ERBIL (Kurdistan 24) – Police in the United Kingdom on Friday evicted and arrested 21 hunger strike activists from the Amnesty International office in London.
Hundreds of Kurdish political prisoners led by the formerly jailed Peoples’ Democratic Party (HDP) lawmaker Leyla Guven began a hunger strike in November 2018 to pressure Turkey’s President Recep Tayyip Erdogan to lift what they call a policy of isolation on imprisoned Kurdistan Workers’ Party (PKK) founder Abdullah Ocalan.
Since April 24, Kurdish activists in the UK have protested Ocalan’s isolation at the Amnesty office in London. The activists accuse Amnesty of ignoring Kurdish concerns over Turkey’s human rights violations in the country’s southeastern Kurdish provinces as well as in the former Kurdish enclave of Afrin in northwestern Syria.
Gik-Der (Cultural Association of Immigrant Workers), a Kurdish solidarity group, said in a statement that the whereabouts of the detained is unknown, describing the policing as “unnecessarily heavy-handed and chaotic.”
“This was a peaceful protest with reasonable aims which ended in state violence against refugees fighting for their struggle for freedom and justice to be acknowledged,” it added.
On Thursday, Amnesty released a statement where it mentioned that the protest was “legitimate, and so far peaceful.”
“We have received some specific information from the protesters about potential rights violations, and Amnesty International is working to verify this information,” the statement continued.

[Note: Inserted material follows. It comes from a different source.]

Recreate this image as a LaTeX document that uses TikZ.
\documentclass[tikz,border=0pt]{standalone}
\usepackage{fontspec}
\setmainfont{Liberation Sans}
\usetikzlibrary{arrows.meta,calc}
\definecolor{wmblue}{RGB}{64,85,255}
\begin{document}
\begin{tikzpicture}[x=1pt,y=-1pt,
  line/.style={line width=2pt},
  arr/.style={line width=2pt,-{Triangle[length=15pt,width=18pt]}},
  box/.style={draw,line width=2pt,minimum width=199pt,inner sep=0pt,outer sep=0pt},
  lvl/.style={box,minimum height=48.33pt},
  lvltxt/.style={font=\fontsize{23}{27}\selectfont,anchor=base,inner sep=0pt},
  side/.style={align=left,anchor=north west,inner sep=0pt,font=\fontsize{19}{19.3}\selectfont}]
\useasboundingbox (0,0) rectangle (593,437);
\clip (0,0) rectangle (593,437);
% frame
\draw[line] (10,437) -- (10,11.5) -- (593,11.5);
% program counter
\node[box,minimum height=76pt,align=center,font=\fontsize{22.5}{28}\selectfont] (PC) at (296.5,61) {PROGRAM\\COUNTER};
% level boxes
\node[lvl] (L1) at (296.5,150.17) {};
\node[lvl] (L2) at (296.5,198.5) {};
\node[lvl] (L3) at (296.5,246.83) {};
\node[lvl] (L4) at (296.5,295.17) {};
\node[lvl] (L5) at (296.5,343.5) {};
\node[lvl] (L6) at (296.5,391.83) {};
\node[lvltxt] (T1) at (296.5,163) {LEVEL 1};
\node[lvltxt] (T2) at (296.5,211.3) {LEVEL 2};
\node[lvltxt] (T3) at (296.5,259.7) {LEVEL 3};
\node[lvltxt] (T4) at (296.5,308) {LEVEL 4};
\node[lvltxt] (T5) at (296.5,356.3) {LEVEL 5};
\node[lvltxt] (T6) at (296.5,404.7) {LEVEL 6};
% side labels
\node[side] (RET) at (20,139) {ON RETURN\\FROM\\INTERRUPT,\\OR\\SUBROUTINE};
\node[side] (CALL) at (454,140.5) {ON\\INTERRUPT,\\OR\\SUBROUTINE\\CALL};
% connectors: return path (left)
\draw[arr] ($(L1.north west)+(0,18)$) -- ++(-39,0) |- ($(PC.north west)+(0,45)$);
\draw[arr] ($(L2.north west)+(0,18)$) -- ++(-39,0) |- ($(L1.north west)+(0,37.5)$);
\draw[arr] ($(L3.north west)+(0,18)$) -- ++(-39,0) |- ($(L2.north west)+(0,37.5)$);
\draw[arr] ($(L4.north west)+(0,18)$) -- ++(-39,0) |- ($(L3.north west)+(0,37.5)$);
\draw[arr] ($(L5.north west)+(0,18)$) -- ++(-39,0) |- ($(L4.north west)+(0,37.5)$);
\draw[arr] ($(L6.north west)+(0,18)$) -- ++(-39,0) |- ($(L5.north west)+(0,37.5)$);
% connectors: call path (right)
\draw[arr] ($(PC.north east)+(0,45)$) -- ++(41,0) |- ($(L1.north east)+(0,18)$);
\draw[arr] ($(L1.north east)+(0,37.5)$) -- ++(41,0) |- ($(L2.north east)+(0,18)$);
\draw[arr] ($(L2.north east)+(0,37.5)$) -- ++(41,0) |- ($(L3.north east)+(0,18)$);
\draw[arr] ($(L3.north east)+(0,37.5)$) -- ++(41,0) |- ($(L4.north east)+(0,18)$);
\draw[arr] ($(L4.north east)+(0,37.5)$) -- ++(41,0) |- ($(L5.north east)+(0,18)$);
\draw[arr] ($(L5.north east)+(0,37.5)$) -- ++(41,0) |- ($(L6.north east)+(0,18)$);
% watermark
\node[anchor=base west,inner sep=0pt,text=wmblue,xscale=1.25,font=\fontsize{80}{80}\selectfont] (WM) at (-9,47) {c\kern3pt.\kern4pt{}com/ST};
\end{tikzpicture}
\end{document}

However, on Saturday, Amnesty accused the protestors of forcibly entering its offices leading to police being called to the scene as “the safety of staff in the office could no longer be assured.”
However, the pro-Kurdish Gik-Der organization and the Socialist Women’s Union that organized the protest strongly condemned the arrests and the “response to our peaceful protest.”
The two groups said in a joint statement that the demonstrations were a “simple demand” that Amnesty “lives up to its role, and speak out about the deepening human rights crisis in Turkish prisons.”
“Our protest within Amnesty had the reasonable demand that this organization founded to speak out on behalf of political [HDP] prisoners, whose very logo is the barbed wire fences of the prison walls, speaks out over these prisoners.”
As of last year, there are over 50,000 political prisoners in Turkish jails, according to HDP figures.
The protest organizers have demanded an apology for the police actions and asked for the release of all the activists.